“Isabel Muñoz’s work on Japan has never been shown in France,” Chemali says. “She’s an artist who exhausts her subject and was interested in photographing the yakuzas who are people on the margin of society.”
Muñoz also photographed Japanese women practicing shibari, or bondage, against a black curtain in a studio. For submissive women, the constriction of their bodies being tied in ropes, with their own complicity, by a master, brings a cerebral and physical form of stimulation, a kind of pleasure and pain. An anguished woman stares frontally at the camera, a tear rolling down her cheek, while another image shows a body wrapped in a blue fabric like a bundle – the body itself discernible only by its contours and suspended by red ropes.
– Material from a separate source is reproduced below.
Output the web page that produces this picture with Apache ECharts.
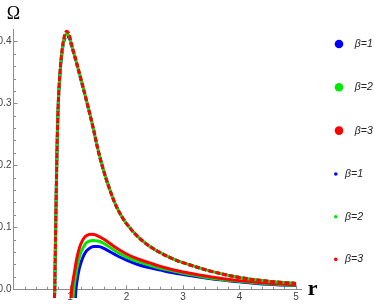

Particularly breathtaking and mysterious are the photographs that Muñoz made of Butoh dancers underwater. She also filmed performers on stage, capturing how they enter a dreamlike and agitated state, and photographed kabuki theatre – a transgender art form whereby male actors play female roles, disguising themselves through make-up and costumes.
This initial commitment to exhibit women photographers continues in the autumn, when the Centre de Photographie de Mougins will present the work of London-based photographer Natasha Caruana and of the Swedish, Zurich-based photographer Jenny Rova. Both shows will run from 29 October 2021 to 30 January 2022.